HILLARY BEATS BARACK



Hold up. Wait a minute, Mr. Obama. Not so fast. It looks like Hillary Clinton has found her groove and is once again ready to give you a run for the money.

Clinton, the senator from New York won primaries in Texas, Ohio and Rhode Island Tuesday, almost guaranteeing that the historic race for the Democratic nomination will continue into the foreseeable future.


Meanwhile, Obama, the Illinois senator won Vermont ... his 12th victory in a row. But that was all the winning he would do on what's now being called Super Tuesday 2.


In Columbus, Ohio Hillary Clinton took the opportunity to let her supporters know that her victory represented a comeback.


"For everyone who has stumbled and stood right back up, and for everyone who works hard and never gives up, this one is for you!" Clinton told the cheering crowd. "You know what they say: as Ohio goes, so goes the nation. Well, this nation’s coming back and so is this campaign."

In Texas, Barack Obama was resigned to losing, but put a positive spin on things because after all, he still leads delegate count.


"No matter what happens tonight, we have nearly the same delegate lead we had this morning and we are on the way to winning the nomination," said Obama.


Officially Obama has 1,477 to Clinton's 1,391 delegates. The magic number to clinch is 2,025.

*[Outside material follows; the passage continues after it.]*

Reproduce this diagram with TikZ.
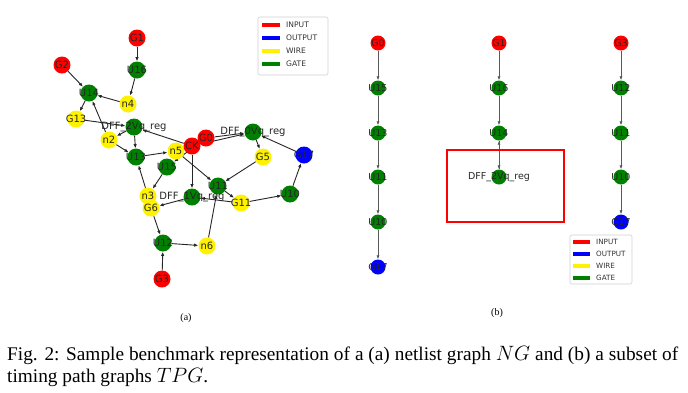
\documentclass[tikz,border=0pt]{standalone}
\usepackage{fontspec}
\setmainfont{Liberation Serif}
\newfontfamily\djv{DejaVu Sans}
\usetikzlibrary{arrows.meta}
\pgfdeclarelayer{bglayer}
\pgfdeclarelayer{edgelayer}
\pgfsetlayers{bglayer,edgelayer,main}
\definecolor{nxgreen}{RGB}{0,128,0}
\tikzset{
  nd/.style={circle, inner sep=0pt, minimum size=17pt, draw=none},
  ndb/.style={circle, inner sep=0pt, minimum size=15pt, draw=none},
  inp/.style={fill=red},
  outp/.style={fill=blue},
  wire/.style={fill=yellow},
  gate/.style={fill=nxgreen},
  lbl/.style={font=\djv\fontsize{10}{10}\selectfont, inner sep=0pt, text=black!85},
  lblb/.style={font=\djv\fontsize{9.5}{9.5}\selectfont, inner sep=0pt, text=black!85},
  edge/.style={draw=black!85, line width=0.9pt, -{Latex[length=4.2pt,width=3.4pt]}},
  edgeb/.style={draw=black!65, line width=0.9pt, -{Latex[length=4pt,width=3.2pt]}},
  legframe/.style={draw=black!18, line width=0.6pt, rounded corners=2pt, fill=white},
  legtext/.style={font=\djv\fontsize{7.6}{7.6}\selectfont, anchor=west, inner sep=0pt, text=black!80},
  legtextb/.style={font=\djv\fontsize{7.2}{7.2}\selectfont, anchor=west, inner sep=0pt, text=black!80},
  captext/.style={font=\fontsize{19.3}{22}\selectfont, anchor=base west, inner sep=0pt},
  subtext/.style={font=\fontsize{10}{12}\selectfont, inner sep=0pt}
}
\begin{document}
\begin{tikzpicture}[x=1pt,y=-1pt]
\begin{pgfonlayer}{bglayer}
\fill[white] (0,0) rectangle (688,392);
\end{pgfonlayer}
\useasboundingbox (0,0) rectangle (688,392);

% ---------------- (a) netlist graph ----------------
\node[nd,inp]  (G1)  at (137,38)  {};
\node[nd,inp]  (G2)  at (62,65)   {};
\node[nd,gate] (U16) at (137,70)  {};
\node[nd,gate] (U14) at (89,93)   {};
\node[nd,wire] (n4)  at (128,104) {};
\node[nd,wire] (G13) at (76,119)  {};
\node[nd,gate] (D2)  at (134,127) {};
\node[nd,wire] (n2)  at (109,140) {};
\node[nd,gate] (U13) at (136,157) {};
\node[nd,wire] (n5)  at (176,151) {};
\node[nd,inp]  (CK)  at (192,146) {};
\node[nd,inp]  (G0)  at (206,138) {};
\node[nd,gate] (D0)  at (253,132) {};
\node[nd,wire] (G5)  at (263,157) {};
\node[nd,outp] (G17) at (304,155) {};
\node[nd,gate] (U15) at (167,167) {};
\node[nd,gate] (U11) at (218,186) {};
\node[nd,gate] (U10) at (290,194) {};
\node[nd,wire] (n3)  at (148,196) {};
\node[nd,gate] (D1)  at (192,197) {};
\node[nd,wire] (G11) at (241,203) {};
\node[nd,wire] (G6)  at (151,208) {};
\node[nd,gate] (U12) at (163,243) {};
\node[nd,wire] (n6)  at (207,246) {};
\node[nd,inp]  (G3)  at (162,279) {};

\begin{pgfonlayer}{edgelayer}
\draw[edge] (G1) -- (U16);
\draw[edge] (G2) -- (U14);
\draw[edge] (U16) -- (n4);
\draw[edge] (n4) -- (U14);
\draw[edge] (U14) -- (G13);
\draw[edge] (G13) -- (D2);
\draw[edge] (D2) -- (n2);
\draw[edge] (n2) -- (U14);
\draw[edge] (n2) -- (U13);
\draw[edge] (D2) -- (U13);
\draw[edge] (CK) -- (D2);
\draw[edge] (U13) -- (n5);
\draw[edge] (n5) -- (U11);
\draw[edge] (G0) -- (U15);
\draw[edge] (CK) -- (D1);
\draw[edge] (CK) -- (D0);
\draw[edge] (G0) -- (D0);
\draw[edge] (U15) -- (n3);
\draw[edge] (n3) -- (U13);
\draw[edge] (U11) -- (G11);
\draw[edge] (G11) -- (U10);
\draw[edge] (U10) -- (G17);
\draw[edge] (G17) -- (D0);
\draw[edge] (D0) -- (G5);
\draw[edge] (G5) -- (U11);
\draw[edge] (G11) -- (D1);
\draw[edge] (D1) -- (G6);
\draw[edge] (G6) -- (U12);
\draw[edge] (G3) -- (U12);
\draw[edge] (U12) -- (n6);
\draw[edge] (n6) -- (U11);
\end{pgfonlayer}

\node[lbl] (tG1)  at (G1)  {G1};
\node[lbl] (tG2)  at (G2)  {G2};
\node[lbl] (tU16) at (U16) {U16};
\node[lbl] (tU14) at (U14) {U14};
\node[lbl] (tn4)  at (n4)  {n4};
\node[lbl] (tG13) at (G13) {G13};
\node[lbl] (tD2)  at (D2)  {DFF\_2Vq\_reg};
\node[lbl] (tn2)  at (n2)  {n2};
\node[lbl] (tU13) at (U13) {U13};
\node[lbl] (tn5)  at (n5)  {n5};
\node[lbl] (tCK)  at (CK)  {CK};
\node[lbl] (tG0)  at (G0)  {G0};
\node[lbl] (tD0)  at (D0)  {DFF\_0Vq\_reg};
\node[lbl] (tG5)  at (G5)  {G5};
\node[lbl] (tG17) at (G17) {G17};
\node[lbl] (tU15) at (U15) {U15};
\node[lbl] (tU11) at (U11) {U11};
\node[lbl] (tU10) at (U10) {U10};
\node[lbl] (tn3)  at (n3)  {n3};
\node[lbl] (tD1)  at (D1)  {DFF\_1Vq\_reg};
\node[lbl] (tG11) at (G11) {G11};
\node[lbl] (tG6)  at (G6)  {G6};
\node[lbl] (tU12) at (U12) {U12};
\node[lbl] (tn6)  at (n6)  {n6};
\node[lbl] (tG3)  at (G3)  {G3};

% legend (a)
\draw[legframe] (258,17) rectangle (328,75);
\fill[red]     (262,22.6) rectangle (280,27.4);
\fill[blue]    (262,35.6) rectangle (280,40.4);
\fill[yellow]  (262,48.6) rectangle (280,53.4);
\fill[nxgreen] (262,61.6) rectangle (280,66.4);
\node[legtext] (la1) at (286,25) {INPUT};
\node[legtext] (la2) at (286,38) {OUTPUT};
\node[legtext] (la3) at (286,51) {WIRE};
\node[legtext] (la4) at (286,64) {GATE};

% ---------------- (b) timing path graphs ----------------
\node[ndb,inp]  (bG0)  at (378,43)  {};
\node[ndb,gate] (bU15) at (378,88)  {};
\node[ndb,gate] (bU13) at (378,133) {};
\node[ndb,gate] (bU11) at (378,177) {};
\node[ndb,gate] (bU10) at (378,222) {};
\node[ndb,outp] (bG17) at (378,267) {};

\node[ndb,inp]  (cG1)  at (499,43)  {};
\node[ndb,gate] (cU16) at (499,88)  {};
\node[ndb,gate] (cU14) at (499,133) {};
\node[ndb,gate] (cD2)  at (499,177) {};

\node[ndb,inp]  (dG3)  at (621,43)  {};
\node[ndb,gate] (dU12) at (621,88)  {};
\node[ndb,gate] (dU11) at (621,133) {};
\node[ndb,gate] (dU10) at (621,177) {};
\node[ndb,outp] (dG17) at (621,222) {};

\begin{pgfonlayer}{edgelayer}
\draw[edgeb] (bG0) -- (bU15);
\draw[edgeb] (bU15) -- (bU13);
\draw[edgeb] (bU13) -- (bU11);
\draw[edgeb] (bU11) -- (bU10);
\draw[edgeb] (bU10) -- (bG17);
\draw[edgeb] (cG1) -- (cU16);
\draw[edgeb] (cU16) -- (cU14);
\draw[edgeb] (cU14) -- (cD2);
\draw[edgeb] (cD2) -- (cU14);
\draw[edgeb] (dG3) -- (dU12);
\draw[edgeb] (dU12) -- (dU11);
\draw[edgeb] (dU11) -- (dU10);
\draw[edgeb] (dU10) -- (dG17);
\end{pgfonlayer}

\node[lblb] (tbG0)  at (bG0)  {G0};
\node[lblb] (tbU15) at (bU15) {U15};
\node[lblb] (tbU13) at (bU13) {U13};
\node[lblb] (tbU11) at (bU11) {U11};
\node[lblb] (tbU10) at (bU10) {U10};
\node[lblb] (tbG17) at (bG17) {G17};
\node[lblb] (tcG1)  at (cG1)  {G1};
\node[lblb] (tcU16) at (cU16) {U16};
\node[lblb] (tcU14) at (cU14) {U14};
\node[lblb] (tcD2)  at (cD2)  {DFF\_2Vq\_reg};
\node[lblb] (tdG3)  at (dG3)  {G3};
\node[lblb] (tdU12) at (dU12) {U12};
\node[lblb] (tdU11) at (dU11) {U11};
\node[lblb] (tdU10) at (dU10) {U10};
\node[lblb] (tdG17) at (dG17) {G17};

% highlight box
\draw[red, line width=2.2pt] (447,150) rectangle (564,222);

% legend (b)
\draw[legframe] (570,235) rectangle (632,284);
\fill[red]     (573,239.8) rectangle (590,244.2);
\fill[blue]    (573,251.8) rectangle (590,256.2);
\fill[yellow]  (573,263.8) rectangle (590,268.2);
\fill[nxgreen] (573,275.8) rectangle (590,280.2);
\node[legtextb] (lb1) at (596,242) {INPUT};
\node[legtextb] (lb2) at (596,254) {OUTPUT};
\node[legtextb] (lb3) at (596,266) {WIRE};
\node[legtextb] (lb4) at (596,278) {GATE};

% sub-captions and caption
\node[subtext] (suba) at (186,318) {(a)};
\node[subtext] (subb) at (497,313) {(b)};
\node[captext] (cap1) at (7,360) {\makebox[671pt][s]{Fig. 2: Sample benchmark representation of a (a) netlist graph $NG$ and (b) a subset of}};
\node[captext] (cap2) at (7,382) {timing path graphs $TPG$.};
\end{tikzpicture}
\end{document}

On the Republican side, it's all over. Arizona Sen. John McCain became the official GOP nominee with easy victories in Vermont, Texas, Rhode Island and Ohio that put him across the threshold of 1,191 delegates, prompting Mike Huckabee to quit the race.


"I am very pleased to note that tonight, my friends, we have won enough delegates to claim with confidence, humility and a sense of great responsibility that I will be the Republican nominee for president of the United States," McCain told supporters in Dallas.


Perhaps the key to Clinton's success Tuesday was that she hammered Obama in recent weeks on a dizzying array of fronts, from charges that he is coddled and pampered by the national political press corps to a go-for-the-throat television ad questioning his ability to handle tough decisions on national security.